╔══

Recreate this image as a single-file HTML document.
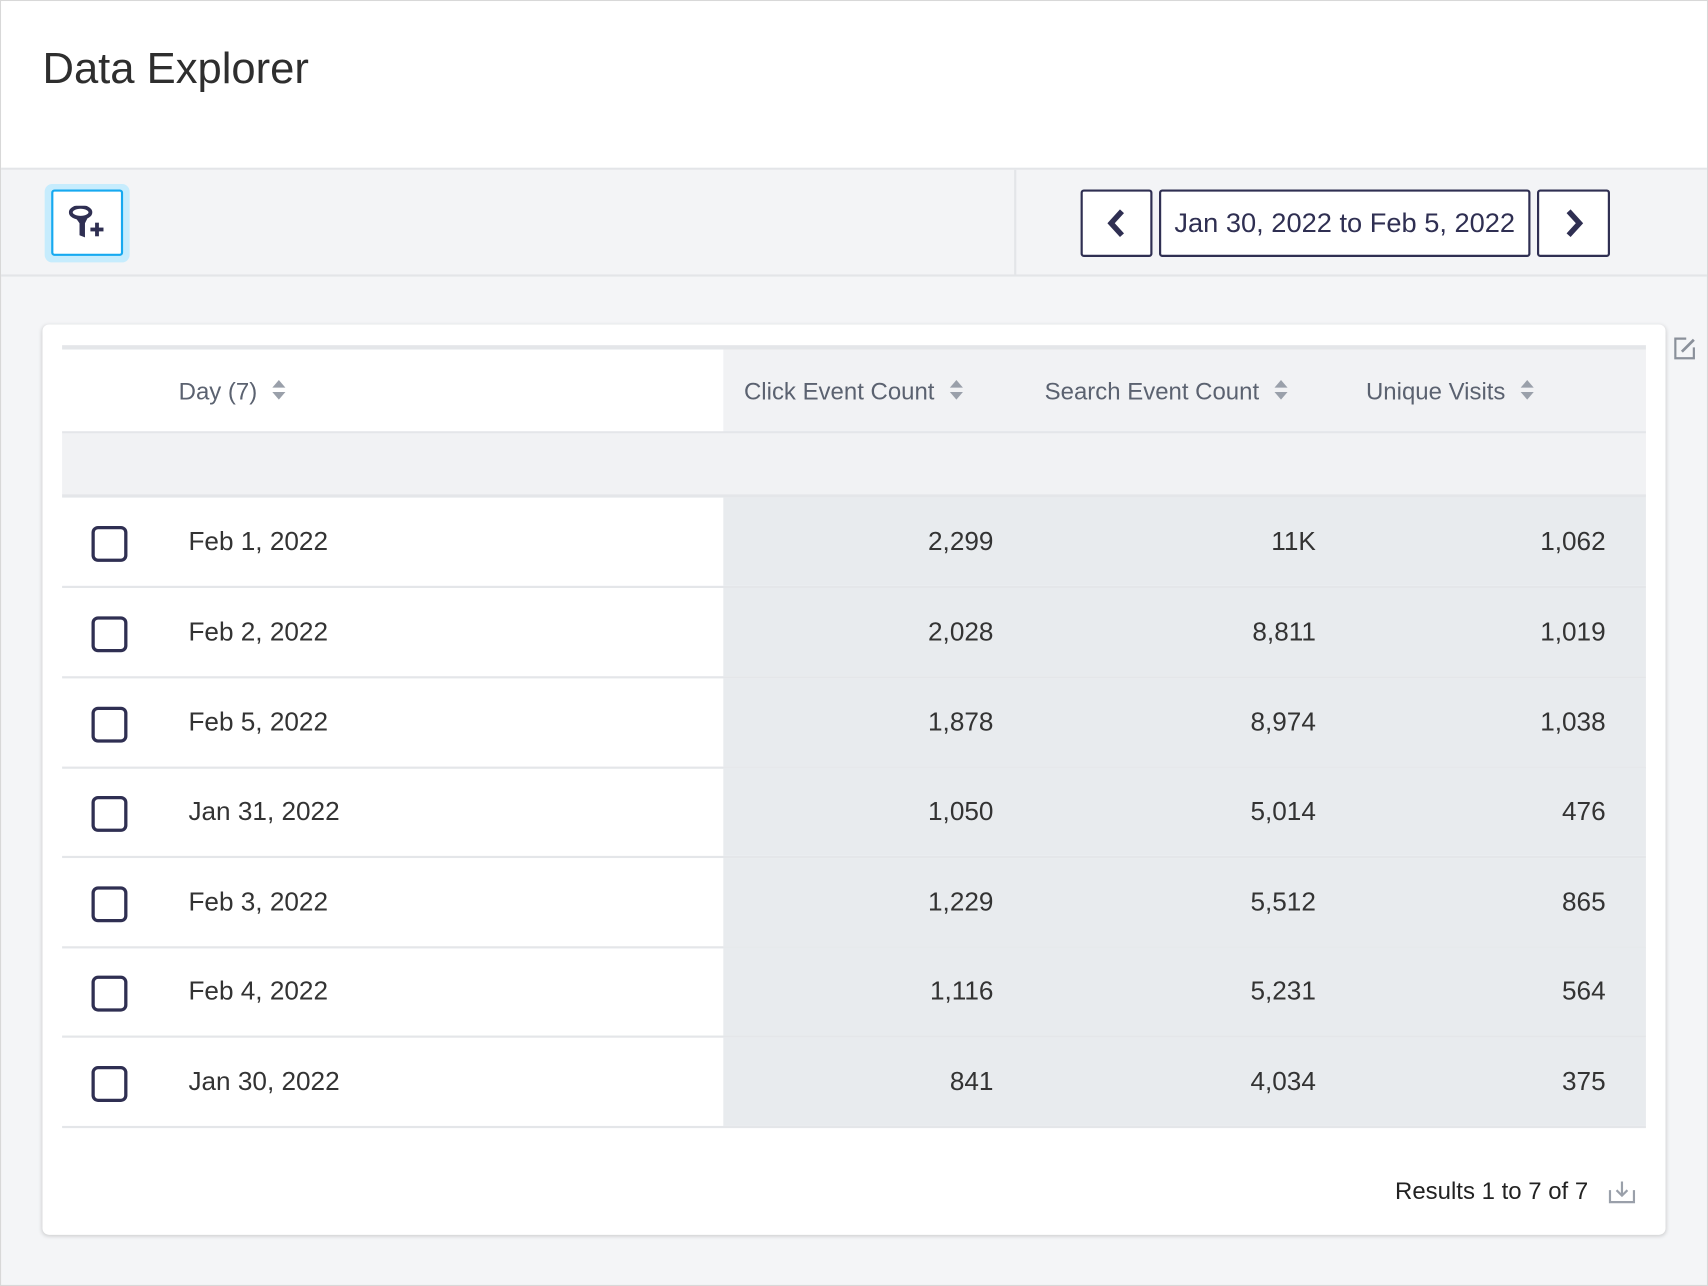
<!DOCTYPE html>
<html><head><meta charset="utf-8"><style>
*{box-sizing:border-box;margin:0;padding:0}
html,body{width:1708px;height:1286px;overflow:hidden;background:#fff}
#w{position:absolute;left:0;top:0;width:1568px;height:1181px;transform:scale(1.0893,1.0889);transform-origin:0 0;font-family:"Liberation Sans",sans-serif;background:#f4f5f7;border:1px solid #d8d8d8}
.a{position:absolute}
.hd{left:0;top:0;width:1566px;height:155px;background:#fff;border-bottom:2px solid #e3e5e8}
.title{left:38px;top:40px;font-size:40px;color:#2e2e2e}
.tb{left:0;top:155px;width:1566px;height:98px;background:#f3f4f6;border-bottom:2px solid #e3e5e8}
.btn{background:#fff;border:2px solid #2f2f52;border-radius:3px;top:173px;height:62px;display:flex;align-items:center;justify-content:center;color:#2f2f52}
.card{left:38px;top:297px;width:1490px;height:836px;background:#fff;border-radius:6px;box-shadow:0 1px 4px rgba(0,0,0,.18)}
.th{font-size:22px;color:#5b6270;top:346px}
.sort{display:inline-block;margin-left:14px;vertical-align:middle;width:10px;height:20px;position:relative;top:-2px}
.sort:before,.sort:after{content:"";position:absolute;left:0;border-left:6px solid transparent;border-right:6px solid transparent}
.sort:before{top:0;border-bottom:7px solid #9aa0aa}
.sort:after{top:11px;border-top:7px solid #9aa0aa}
.row{left:56px;width:1454px;height:83px;border-bottom:2px solid #e4e6e9}
.row .r{position:absolute;left:607px;top:0;width:847px;height:81px;background:#e8ebee}
.cb{position:absolute;left:27px;top:26px;width:33px;height:33px;border:3px solid #2f2f52;border-radius:6px}
.d{position:absolute;left:116px;top:27px;font-size:24px;color:#333}
.n{position:absolute;top:27px;font-size:24px;color:#333;text-align:right;width:200px}
</style></head><body><div id="w">
<div class="a hd"></div>
<div class="a title">Data Explorer</div>
<div class="a tb"></div>
<div class="a" style="left:930px;top:155px;width:2px;height:97px;background:#e3e5e8"></div>
<div class="a" style="left:40px;top:168px;width:78px;height:72px;background:#c6ecfd;border-radius:7px"></div>
<div class="a" style="left:46px;top:173px;width:66px;height:61px;background:#fff;border:2px solid #16a9f0;border-radius:3px"></div>
<svg class="a" style="left:62px;top:188px" width="36" height="34" viewBox="0 0 36 34"><ellipse cx="11" cy="6" rx="9" ry="5" fill="none" stroke="#2f2f52" stroke-width="3.5"/><path d="M5 9 L10 16 L10 27 L15 29 L15 16 L18 10Z" fill="#2f2f52"/><rect x="20" y="20" width="12" height="3.5" fill="#2f2f52"/><rect x="24.3" y="15.5" width="3.5" height="12.5" fill="#2f2f52"/></svg>
<div class="a btn" style="left:991px;width:66px"><svg width="20" height="28"><path d="M15 3 L5 14 L15 25" fill="none" stroke="#2f2f52" stroke-width="5"/></svg></div>
<div class="a btn" style="left:1063px;width:341px;font-size:25px">Jan 30, 2022 to Feb 5, 2022</div>
<div class="a btn" style="left:1410px;width:67px"><svg width="20" height="28"><path d="M5 3 L15 14 L5 25" fill="none" stroke="#2f2f52" stroke-width="5"/></svg></div>
<div class="a card"></div>
<svg class="a" style="left:1534px;top:307px" width="24" height="24"><path d="M13 3 H3 V21 H20 V11" fill="none" stroke="#8a909a" stroke-width="2"/><path d="M9 15 L20 4" stroke="#8a909a" stroke-width="2.5"/></svg>
<div class="a" style="left:56px;top:316px;width:1454px;height:4px;background:#e4e6e9"></div>
<div class="a" style="left:663px;top:320px;width:847px;height:76px;background:#f1f2f4"></div>
<div class="a" style="left:56px;top:395px;width:1454px;height:2px;background:#e4e6e9"></div>
<div class="a" style="left:56px;top:397px;width:1454px;height:57px;background:#f1f2f4"></div>
<div class="a" style="left:56px;top:453px;width:1454px;height:3px;background:#e4e6e9"></div>
<div class="a th" style="left:163px">Day (7)<span class="sort"></span></div>
<div class="a th" style="left:682px">Click Event Count<span class="sort"></span></div>
<div class="a th" style="left:958px">Search Event Count<span class="sort"></span></div>
<div class="a th" style="left:1253px">Unique Visits<span class="sort"></span></div>

<div class="a row" style="top:456px"><div class="r"></div><div class="cb"></div><div class="d">Feb 1, 2022</div><div class="n" style="left:655px">2,299</div><div class="n" style="left:951px">11K</div><div class="n" style="left:1217px">1,062</div></div>
<div class="a row" style="top:539px"><div class="r"></div><div class="cb"></div><div class="d">Feb 2, 2022</div><div class="n" style="left:655px">2,028</div><div class="n" style="left:951px">8,811</div><div class="n" style="left:1217px">1,019</div></div>
<div class="a row" style="top:622px"><div class="r"></div><div class="cb"></div><div class="d">Feb 5, 2022</div><div class="n" style="left:655px">1,878</div><div class="n" style="left:951px">8,974</div><div class="n" style="left:1217px">1,038</div></div>
<div class="a row" style="top:704px"><div class="r"></div><div class="cb"></div><div class="d">Jan 31, 2022</div><div class="n" style="left:655px">1,050</div><div class="n" style="left:951px">5,014</div><div class="n" style="left:1217px">476</div></div>
<div class="a row" style="top:787px"><div class="r"></div><div class="cb"></div><div class="d">Feb 3, 2022</div><div class="n" style="left:655px">1,229</div><div class="n" style="left:951px">5,512</div><div class="n" style="left:1217px">865</div></div>
<div class="a row" style="top:869px"><div class="r"></div><div class="cb"></div><div class="d">Feb 4, 2022</div><div class="n" style="left:655px">1,116</div><div class="n" style="left:951px">5,231</div><div class="n" style="left:1217px">564</div></div>
<div class="a row" style="top:952px"><div class="r"></div><div class="cb"></div><div class="d">Jan 30, 2022</div><div class="n" style="left:655px">841</div><div class="n" style="left:951px">4,034</div><div class="n" style="left:1217px">375</div></div>

<div class="a" style="left:1157px;top:1080px;width:300px;text-align:right;font-size:22px;color:#222">Results 1 to 7 of 7</div>
<svg class="a" style="left:1475px;top:1082px" width="26" height="24"><path d="M2 10 V21 H24 V10" fill="none" stroke="#9aa0aa" stroke-width="2"/><path d="M13 2 V15 M8 10 L13 15 L18 10" fill="none" stroke="#9aa0aa" stroke-width="2"/></svg>
</div></body></html>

╚══

→ **Work instructions**
Retype the listing exactly. Pictures do not belong in the copy.

→ **Answer for the task**
Recreate this image as a single-file HTML document.
<!DOCTYPE html>
<html><head><meta charset="utf-8"><style>
*{box-sizing:border-box;margin:0;padding:0}
html,body{width:1708px;height:1286px;overflow:hidden;background:#fff}
#w{position:absolute;left:0;top:0;width:1568px;height:1181px;transform:scale(1.0893,1.0889);transform-origin:0 0;font-family:"Liberation Sans",sans-serif;background:#f4f5f7;border:1px solid #d8d8d8}
.a{position:absolute}
.hd{left:0;top:0;width:1566px;height:155px;background:#fff;border-bottom:2px solid #e3e5e8}
.title{left:38px;top:40px;font-size:40px;color:#2e2e2e}
.tb{left:0;top:155px;width:1566px;height:98px;background:#f3f4f6;border-bottom:2px solid #e3e5e8}
.btn{background:#fff;border:2px solid #2f2f52;border-radius:3px;top:173px;height:62px;display:flex;align-items:center;justify-content:center;color:#2f2f52}
.card{left:38px;top:297px;width:1490px;height:836px;background:#fff;border-radius:6px;box-shadow:0 1px 4px rgba(0,0,0,.18)}
.th{font-size:22px;color:#5b6270;top:346px}
.sort{display:inline-block;margin-left:14px;vertical-align:middle;width:10px;height:20px;position:relative;top:-2px}
.sort:before,.sort:after{content:"";position:absolute;left:0;border-left:6px solid transparent;border-right:6px solid transparent}
.sort:before{top:0;border-bottom:7px solid #9aa0aa}
.sort:after{top:11px;border-top:7px solid #9aa0aa}
.row{left:56px;width:1454px;height:83px;border-bottom:2px solid #e4e6e9}
.row .r{position:absolute;left:607px;top:0;width:847px;height:81px;background:#e8ebee}
.cb{position:absolute;left:27px;top:26px;width:33px;height:33px;border:3px solid #2f2f52;border-radius:6px}
.d{position:absolute;left:116px;top:27px;font-size:24px;color:#333}
.n{position:absolute;top:27px;font-size:24px;color:#333;text-align:right;width:200px}
</style></head><body><div id="w">
<div class="a hd"></div>
<div class="a title">Data Explorer</div>
<div class="a tb"></div>
<div class="a" style="left:930px;top:155px;width:2px;height:97px;background:#e3e5e8"></div>
<div class="a" style="left:40px;top:168px;width:78px;height:72px;background:#c6ecfd;border-radius:7px"></div>
<div class="a" style="left:46px;top:173px;width:66px;height:61px;background:#fff;border:2px solid #16a9f0;border-radius:3px"></div>
<svg class="a" style="left:62px;top:188px" width="36" height="34" viewBox="0 0 36 34"><ellipse cx="11" cy="6" rx="9" ry="5" fill="none" stroke="#2f2f52" stroke-width="3.5"/><path d="M5 9 L10 16 L10 27 L15 29 L15 16 L18 10Z" fill="#2f2f52"/><rect x="20" y="20" width="12" height="3.5" fill="#2f2f52"/><rect x="24.3" y="15.5" width="3.5" height="12.5" fill="#2f2f52"/></svg>
<div class="a btn" style="left:991px;width:66px"><svg width="20" height="28"><path d="M15 3 L5 14 L15 25" fill="none" stroke="#2f2f52" stroke-width="5"/></svg></div>
<div class="a btn" style="left:1063px;width:341px;font-size:25px">Jan 30, 2022 to Feb 5, 2022</div>
<div class="a btn" style="left:1410px;width:67px"><svg width="20" height="28"><path d="M5 3 L15 14 L5 25" fill="none" stroke="#2f2f52" stroke-width="5"/></svg></div>
<div class="a card"></div>
<svg class="a" style="left:1534px;top:307px" width="24" height="24"><path d="M13 3 H3 V21 H20 V11" fill="none" stroke="#8a909a" stroke-width="2"/><path d="M9 15 L20 4" stroke="#8a909a" stroke-width="2.5"/></svg>
<div class="a" style="left:56px;top:316px;width:1454px;height:4px;background:#e4e6e9"></div>
<div class="a" style="left:663px;top:320px;width:847px;height:76px;background:#f1f2f4"></div>
<div class="a" style="left:56px;top:395px;width:1454px;height:2px;background:#e4e6e9"></div>
<div class="a" style="left:56px;top:397px;width:1454px;height:57px;background:#f1f2f4"></div>
<div class="a" style="left:56px;top:453px;width:1454px;height:3px;background:#e4e6e9"></div>
<div class="a th" style="left:163px">Day (7)<span class="sort"></span></div>
<div class="a th" style="left:682px">Click Event Count<span class="sort"></span></div>
<div class="a th" style="left:958px">Search Event Count<span class="sort"></span></div>
<div class="a th" style="left:1253px">Unique Visits<span class="sort"></span></div>

<div class="a row" style="top:456px"><div class="r"></div><div class="cb"></div><div class="d">Feb 1, 2022</div><div class="n" style="left:655px">2,299</div><div class="n" style="left:951px">11K</div><div class="n" style="left:1217px">1,062</div></div>
<div class="a row" style="top:539px"><div class="r"></div><div class="cb"></div><div class="d">Feb 2, 2022</div><div class="n" style="left:655px">2,028</div><div class="n" style="left:951px">8,811</div><div class="n" style="left:1217px">1,019</div></div>
<div class="a row" style="top:622px"><div class="r"></div><div class="cb"></div><div class="d">Feb 5, 2022</div><div class="n" style="left:655px">1,878</div><div class="n" style="left:951px">8,974</div><div class="n" style="left:1217px">1,038</div></div>
<div class="a row" style="top:704px"><div class="r"></div><div class="cb"></div><div class="d">Jan 31, 2022</div><div class="n" style="left:655px">1,050</div><div class="n" style="left:951px">5,014</div><div class="n" style="left:1217px">476</div></div>
<div class="a row" style="top:787px"><div class="r"></div><div class="cb"></div><div class="d">Feb 3, 2022</div><div class="n" style="left:655px">1,229</div><div class="n" style="left:951px">5,512</div><div class="n" style="left:1217px">865</div></div>
<div class="a row" style="top:869px"><div class="r"></div><div class="cb"></div><div class="d">Feb 4, 2022</div><div class="n" style="left:655px">1,116</div><div class="n" style="left:951px">5,231</div><div class="n" style="left:1217px">564</div></div>
<div class="a row" style="top:952px"><div class="r"></div><div class="cb"></div><div class="d">Jan 30, 2022</div><div class="n" style="left:655px">841</div><div class="n" style="left:951px">4,034</div><div class="n" style="left:1217px">375</div></div>

<div class="a" style="left:1157px;top:1080px;width:300px;text-align:right;font-size:22px;color:#222">Results 1 to 7 of 7</div>
<svg class="a" style="left:1475px;top:1082px" width="26" height="24"><path d="M2 10 V21 H24 V10" fill="none" stroke="#9aa0aa" stroke-width="2"/><path d="M13 2 V15 M8 10 L13 15 L18 10" fill="none" stroke="#9aa0aa" stroke-width="2"/></svg>
</div></body></html>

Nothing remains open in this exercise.